According to ValuePenguin, the average American household has roughly $5,700 in credit card debt. However, those in Texas or elsewhere who are between the ages of 45 and 54 have $9,096 in credit card debt on average. Those who are under 35 have the lowest average credit card debt with $5,808. While credit cards may seem like an easy way to finance a person’s lifestyle, credit card debt can have long-term implications for an individual.
First, credit card debt payments may take up a large portion of a person’s income. If a person had a $5,700 credit card debt that took seven years at 20 percent interest to pay off, he or she would pay an additional $5,000 in interest. Furthermore, that $127 monthly payment could be used to create an emergency fund or for other more useful purposes.

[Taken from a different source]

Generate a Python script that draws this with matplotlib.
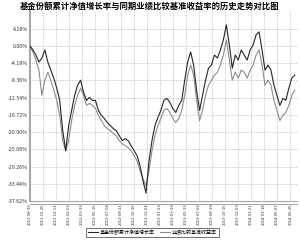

Credit card debt can wreak havoc with a person’s credit score if it is not paid on time. This may make it harder to get a mortgage without a large down payment. Having too much credit card debt may make it harder to save for retirement. More importantly, money that goes toward credit card debt instead of a retirement account is not able to compound each year it is in that account.

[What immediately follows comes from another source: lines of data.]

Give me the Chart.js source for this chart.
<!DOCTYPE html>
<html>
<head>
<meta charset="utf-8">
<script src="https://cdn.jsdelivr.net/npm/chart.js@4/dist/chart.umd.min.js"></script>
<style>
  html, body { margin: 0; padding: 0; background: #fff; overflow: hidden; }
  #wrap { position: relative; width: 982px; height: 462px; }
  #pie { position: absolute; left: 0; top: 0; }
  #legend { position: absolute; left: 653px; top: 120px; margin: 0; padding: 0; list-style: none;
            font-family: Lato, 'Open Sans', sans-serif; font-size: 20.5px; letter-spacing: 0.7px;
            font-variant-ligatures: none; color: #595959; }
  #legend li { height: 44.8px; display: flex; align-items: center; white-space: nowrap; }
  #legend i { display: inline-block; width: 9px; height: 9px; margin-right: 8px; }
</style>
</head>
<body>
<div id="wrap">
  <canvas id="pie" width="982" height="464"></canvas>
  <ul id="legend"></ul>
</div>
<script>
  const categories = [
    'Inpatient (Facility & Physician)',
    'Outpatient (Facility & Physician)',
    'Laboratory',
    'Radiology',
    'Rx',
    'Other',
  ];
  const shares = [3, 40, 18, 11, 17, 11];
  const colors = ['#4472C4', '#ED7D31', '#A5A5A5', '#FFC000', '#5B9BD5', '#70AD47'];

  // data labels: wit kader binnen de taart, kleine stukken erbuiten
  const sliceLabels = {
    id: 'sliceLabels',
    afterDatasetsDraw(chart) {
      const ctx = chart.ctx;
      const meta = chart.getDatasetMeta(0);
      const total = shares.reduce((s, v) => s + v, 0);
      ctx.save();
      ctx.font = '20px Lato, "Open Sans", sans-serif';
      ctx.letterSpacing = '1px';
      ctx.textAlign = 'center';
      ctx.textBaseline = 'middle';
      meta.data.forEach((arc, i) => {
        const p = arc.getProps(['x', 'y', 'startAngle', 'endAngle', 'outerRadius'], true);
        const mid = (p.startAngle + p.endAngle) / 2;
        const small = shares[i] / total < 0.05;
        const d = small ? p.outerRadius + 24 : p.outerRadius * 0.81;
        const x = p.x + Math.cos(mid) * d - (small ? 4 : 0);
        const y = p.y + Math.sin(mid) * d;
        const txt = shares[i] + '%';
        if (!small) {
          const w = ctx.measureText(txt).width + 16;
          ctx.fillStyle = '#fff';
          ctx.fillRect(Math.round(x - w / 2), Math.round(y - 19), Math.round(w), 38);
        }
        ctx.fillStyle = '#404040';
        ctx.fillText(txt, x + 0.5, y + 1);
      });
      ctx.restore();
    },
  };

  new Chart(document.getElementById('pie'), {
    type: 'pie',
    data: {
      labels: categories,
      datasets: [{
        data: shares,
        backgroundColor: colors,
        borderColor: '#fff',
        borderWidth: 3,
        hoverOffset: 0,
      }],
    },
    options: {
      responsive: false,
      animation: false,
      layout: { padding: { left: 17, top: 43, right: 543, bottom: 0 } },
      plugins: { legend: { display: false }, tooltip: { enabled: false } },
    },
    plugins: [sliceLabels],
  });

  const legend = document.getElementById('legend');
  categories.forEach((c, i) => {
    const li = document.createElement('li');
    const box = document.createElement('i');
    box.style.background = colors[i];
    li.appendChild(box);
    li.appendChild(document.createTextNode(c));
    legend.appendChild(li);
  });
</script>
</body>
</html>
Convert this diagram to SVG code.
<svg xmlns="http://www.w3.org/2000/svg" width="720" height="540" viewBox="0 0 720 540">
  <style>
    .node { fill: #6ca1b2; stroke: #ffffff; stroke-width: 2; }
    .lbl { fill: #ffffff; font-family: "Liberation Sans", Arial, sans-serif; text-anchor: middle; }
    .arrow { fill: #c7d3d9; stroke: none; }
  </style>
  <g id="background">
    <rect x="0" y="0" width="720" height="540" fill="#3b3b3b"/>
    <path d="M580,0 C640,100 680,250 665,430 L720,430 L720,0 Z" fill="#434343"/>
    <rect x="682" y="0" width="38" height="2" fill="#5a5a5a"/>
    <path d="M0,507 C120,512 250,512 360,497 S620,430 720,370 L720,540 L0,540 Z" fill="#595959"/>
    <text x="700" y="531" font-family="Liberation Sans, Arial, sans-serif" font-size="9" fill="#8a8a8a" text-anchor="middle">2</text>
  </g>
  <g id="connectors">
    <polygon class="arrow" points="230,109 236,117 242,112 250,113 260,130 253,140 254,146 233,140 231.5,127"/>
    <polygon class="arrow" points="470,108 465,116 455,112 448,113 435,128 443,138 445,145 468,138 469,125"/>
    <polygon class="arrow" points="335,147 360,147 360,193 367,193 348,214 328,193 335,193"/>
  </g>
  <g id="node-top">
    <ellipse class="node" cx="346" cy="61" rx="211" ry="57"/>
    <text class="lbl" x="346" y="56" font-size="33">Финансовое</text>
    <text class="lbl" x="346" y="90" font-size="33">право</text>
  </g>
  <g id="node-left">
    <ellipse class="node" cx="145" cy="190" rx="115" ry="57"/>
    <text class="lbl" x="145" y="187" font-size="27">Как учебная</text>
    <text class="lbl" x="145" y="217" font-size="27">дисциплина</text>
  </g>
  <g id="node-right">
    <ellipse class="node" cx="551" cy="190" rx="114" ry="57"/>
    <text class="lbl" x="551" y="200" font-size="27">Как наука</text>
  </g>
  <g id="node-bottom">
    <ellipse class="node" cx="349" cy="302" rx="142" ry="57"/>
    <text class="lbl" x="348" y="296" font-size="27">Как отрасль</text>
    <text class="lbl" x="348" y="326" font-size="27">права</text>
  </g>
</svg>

People who are struggling with credit card or other types of debt may wish to file for Chapter 13 bankruptcy. Doing so may make it possible to reorganize debts and pay them off over a three or five year period. During the repayment period, creditors are generally unable to pursue collection actions such as a foreclosure or repossession. This may provide a debtor with enough time to renegotiate the terms of a secured loan such as a mortgage.